14. While noting that marital rape has been considered a crime since 1996, the Committee regrets that domestic violence against women is reported to be widespread. It recommends that concerted action be undertaken by all public authorities to reduce the incidence of domestic violence and to strengthen the remedies which are open to women who are subjected to it.

15. The Committee is concerned at the continuation of the practice of forcing citizens to attend so-called "informative talks" in spite of a decision of the Constitutional Court and the enactment of the new Law on Criminal Procedures, both of which provide that police may not compel such attendance without a court order. Such practices and the failure to give full effect to the new Law are incompatible with provisions of article 9 of the Covenant.

16. The Committee notes the increase since 1990 in minority participation in political, administrative, cultural and other institutions, but expresses its concern at the fact that it is still well below a level commensurate with their proportion of the population.

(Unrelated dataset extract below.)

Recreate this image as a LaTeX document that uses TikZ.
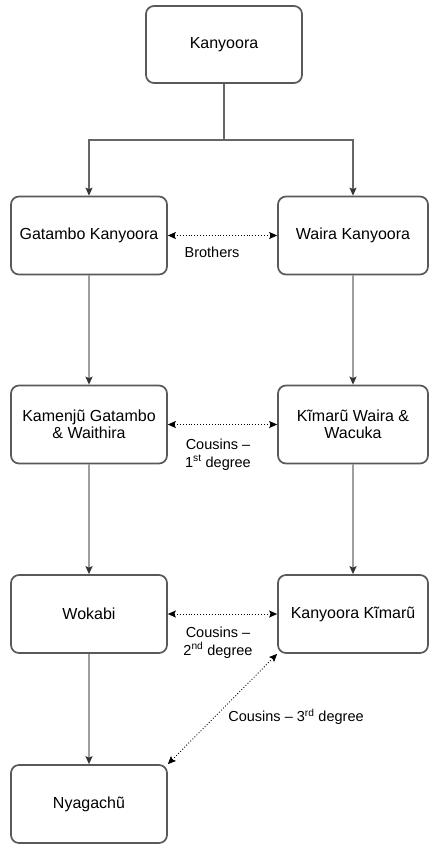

The Committee encourages the State party to strengthen its programmes to increase the representation of the Albanian
and other ethnic minorities in public life, including the civil service, army and police. The Roma population are a matter of particular concern. The Committee further recommends that the State party continue to encourage minority participation in the design, organization and functioning of the educational system, in particular at the secondary and higher educational levels, and provide for the training of teachers of minority languages in public establishments.

17. The Committee recommends that the State party disseminate widely the text of its initial report, as well as the present concluding observations. It further requests that its second periodic report, due in June 2000, include material which addresses itself to those observations.